Cuckoo Pastiche

Cuckoo Pastiche

Coney Island burlesque with Taylor Mac and friends

Taylor’s Mac’s aquatic lollapalooza “Red Tide Blooming” features mermaids, a hermaphrodite, angels, sea cows, blowfish, and a glowworm. And those are just the sea creatures. There is also a hag with gigantic breasts that speak, a handsome weatherman, shirtless with a tie and in short pants—who declares the apocalypse—and various other flora and fauna. The piece is set in Coney Island and there is a mermaid parade like ones the island is famous for.

This whimsical farrago has something to do with “freaks” versus “The Cool Kids” and though it isn’t set in a schoolyard, its sensibility is firmly rooted in the rejection that some kids experience as teenagers. There are those who consider themselves unpopular—hence freaks—and those who consider themselves part of the collective conscious, not to be mistaken for the collective unconscious, The Cool Kids. We do get one funny definition of a cool kid—“Drag Queen in basement bar is a freak. Drag queen in park goes on TV, no longer freak, now cool kid.” The show could have used a few more lines like that.

The collective conscious is gentrifying Coney Island and the freaks are being squeezed out. Some of the freaks are disloyal. The Blowfish has a meeting with a mysterious corporate entity who has promised him a film and some merchandising opportunities. The play is meant to be subversive, of course, and all corporate names are bleeped out. The Blowfish comes to a deadly end—his balloons are popped. And the rest of the cast doesn’t shed a tear.

I suppose this piece would like to consider itself a satire. Lynn Cheney shows up having been expelled from the collective conscious for writing a lesbian romance novel and exchanging forlorn looks at Saddam Hussein during his execution. She wanders around the stage in a pink bra and slip taking notes. She sings “an epic song of self-destruction.” A second song blames Saddam Hussein’s murderous impulses on his being beaten as a child.

The collective conscious is under attack from some kind of red algae spewed from the sea and there is much talk of the apocalypse with the chief engine being the weather. In fact there are two countdowns to the apocalypse in a script that is nearly two hours long.

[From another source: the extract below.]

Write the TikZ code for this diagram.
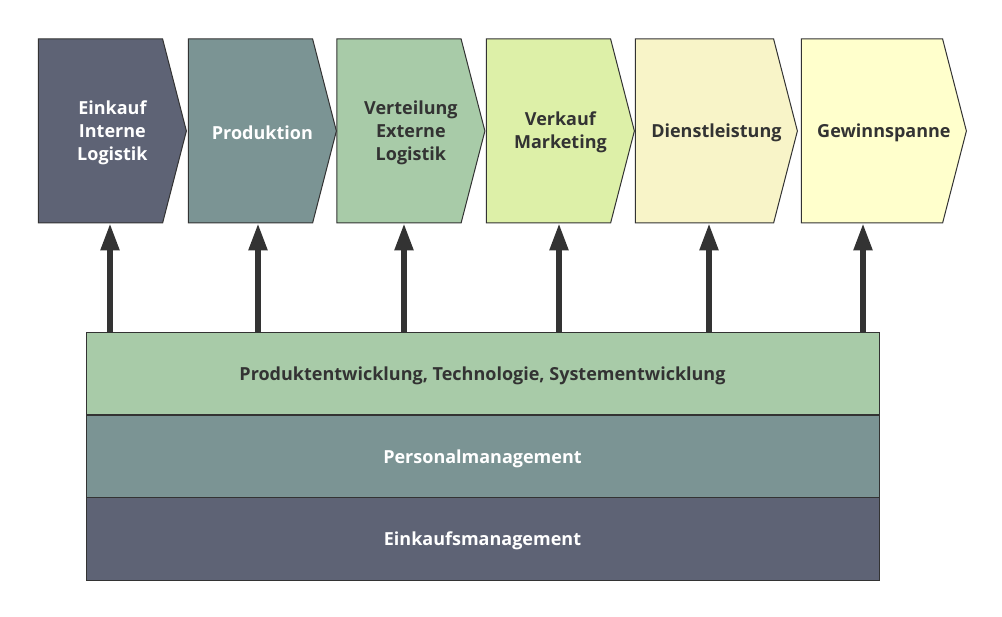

Taylor Mac who also stars and gets to take off his clothes during the proceedings—the better to underscore his exhibitionism—has written a cuckoo pastiche the best of which can be said is fairly original yet only barely watchable. Lots of the freaks are stripped at various moments and let me be kind in saying that they’re not all showing off their best assets. Mac himself is covered in green paint from bald head to foot.

The script is really all over the place and features sacrificial proceedings, the disembowelment of a puppet, and plenty of nudity. There’s much singing and dancing, both of them poorly staged, and featuring actors with a limited range. The art direction—fish and sea creatures on dangling screens—is uninspired and tacky. Basil Twist is the puppeteer and Julie Atlas Muz is the choreographer. Taylor Mac is at the center of the show as the hermaphrodite, Olokun, who is on a quest to find a community of freaks on a far-off place called the floating landfill.

The show’s action is muddy and frequent glances at the program are necessary to make sense of the action, which doesn’t apologize for its obtuseness—though the script, thoughtfully is provided the reviewers The cast is made up of oddities of the sea world, with some mysticism and fake mythology thrown in. The hermaphrodite is not genuine however and at the end of the play he pulls off his tuck and Mac begins to sing right to the audience. He must think he’s Charlie Chaplin.

“Red Tide Blooming” is the first production created under the auspices of Performance Space 122’s Ethyl Eichelberger Award. The Award is a commissioning award given to an artist or group that exemplifies Eichelberger’s larger than life style. It misses his humor however.